We can do data validation (data quality checks – not schema compliance checks) in several different ways (Joe):
- Validate the data in the Manifest file BEFORE we load the manifest data
- Validate the data as it is parsed from a data file (not in scope for R2)
- Validate records as an enrichment (not if scope for R2, as this requires and event controller and a registry)
To add data validation during ingestion we need to first load the reference data and the system (in the runtime) needs to retrieve the reference data and validate the Manifest.
The schema service (os-schema has basic JSON validation in the current implementation; full validation is planned for later.
Alan has requested validating the data(Manifest) to make sure that manifest does not have the junk values.
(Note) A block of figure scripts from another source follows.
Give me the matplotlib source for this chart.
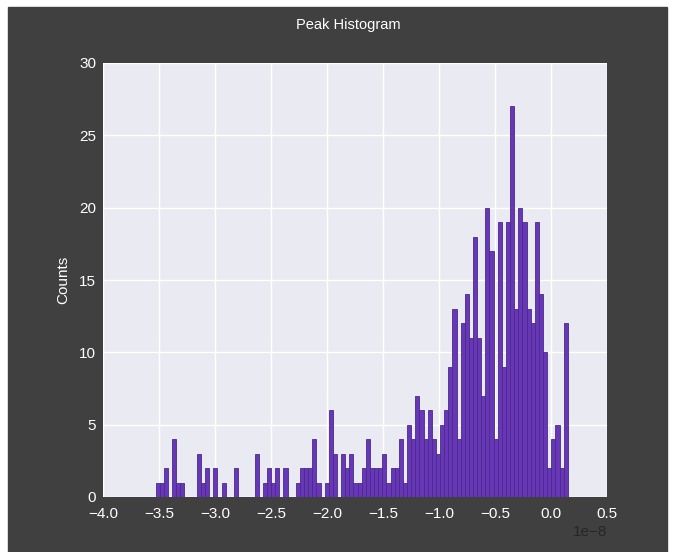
import numpy as np
import matplotlib
matplotlib.use("Agg")
import matplotlib.pyplot as plt
from matplotlib.patches import Rectangle

# ============================================================
# DATA  (counts per bin; x in units of 1e-8)
# ============================================================
x_min = -3.53e-8
x_max = 0.15e-8
counts = [
    1, 1, 2, 0, 4, 1, 1, 0, 0, 0,
    3, 1, 2, 0, 2, 0, 1, 0, 0, 2,
    0, 0, 0, 0, 3, 0, 1, 2, 1, 2,
    0, 2, 0, 0, 1, 2, 2, 2, 4, 1,
    0, 1, 6, 3, 0, 3, 2, 3, 1, 1,
    2, 4, 2, 2, 2, 3, 1, 2, 2, 4,
    1, 5, 4, 7, 6, 4, 6, 4, 3, 5,
    6, 9, 13, 4, 12, 14, 11, 18, 11, 7,
    20, 17, 4, 19, 9, 19, 27, 13, 20, 19,
    13, 12, 19, 14, 10, 2, 4, 5, 2, 12,
]
x_ticks = [-4.0e-8, -3.5e-8, -3.0e-8, -2.5e-8, -2.0e-8, -1.5e-8,
           -1.0e-8, -0.5e-8, 0.0, 0.5e-8]
y_ticks = [0, 5, 10, 15, 20, 25, 30]

plt.rcParams["font.family"] = ["Liberation Sans", "DejaVu Sans"]

fig = plt.figure(figsize=(6.73, 5.52), dpi=100, facecolor="white")
# dark panel (screenshot has a thin white border top / left / right)
fig.patches.append(Rectangle((8 / 673, 0), 659 / 673, 545 / 552,
                             transform=fig.transFigure, color="#404040",
                             zorder=-10))

ax = fig.add_axes([103 / 673, 1 - 497 / 552, 504 / 673, 434 / 552])
ax.set_facecolor("#EAEAF2")
for s in ax.spines.values():
    s.set_visible(False)
ax.grid(True, color="white", linewidth=1.0)
ax.set_axisbelow(True)

edges = np.linspace(x_min, x_max, len(counts) + 1)
ax.hist(edges[:-1], bins=edges, weights=counts,
        facecolor="#6737b8", edgecolor="#4a2a8a", linewidth=0.6)

ax.set_xlim(-4.0e-8, 0.5e-8)
ax.set_ylim(0, 30)
ax.set_xticks(x_ticks)
ax.set_yticks(y_ticks)
ax.tick_params(axis="both", length=0, labelsize=11, labelcolor="white")
ax.tick_params(axis="x", pad=7)
ax.tick_params(axis="y", pad=5)
ax.xaxis.get_offset_text().set_color("#262626")
ax.xaxis.get_offset_text().set_fontsize(11)

ax.set_ylabel("Counts", color="white", fontsize=11, labelpad=6)
fig.text(0.518, 1 - 25 / 552, "Peak Histogram", color="white",
         fontsize=10.5, ha="center", va="center")

fig.savefig("out.png", dpi=100, facecolor=fig.get_facecolor())
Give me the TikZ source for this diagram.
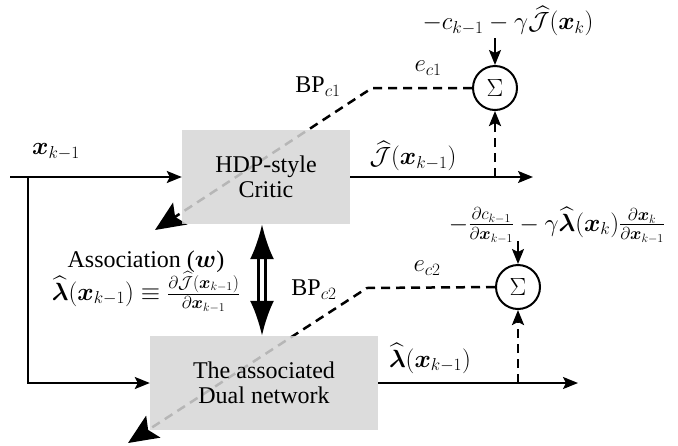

This is not in the scope for R2.
- We need to have a basic ingestion workflow in place before we can add any validation, so this can be post R2 and we need to communicate to everyone.
Context & Scope
- OpenDES has e a schema service which can be called for validation as a black box
- The OSDU manifest may include multiple schemas
- The compatibility layer does schema but not reference data validation, eg. does data referenced by SRN exist
Decision
Rationale
Consequences
Implementation Task:
- Create an ADO story
- Dependency on Schema Service developed by SLB Pune Team
- Ethiraj to update on readiness
- Cross-Cloud Testing and Validation
When to revisit
Tradeoff Analysis - Input to decision
Alternatives and implications
Propose postponing post-R2; this implies that bad data can be loaded.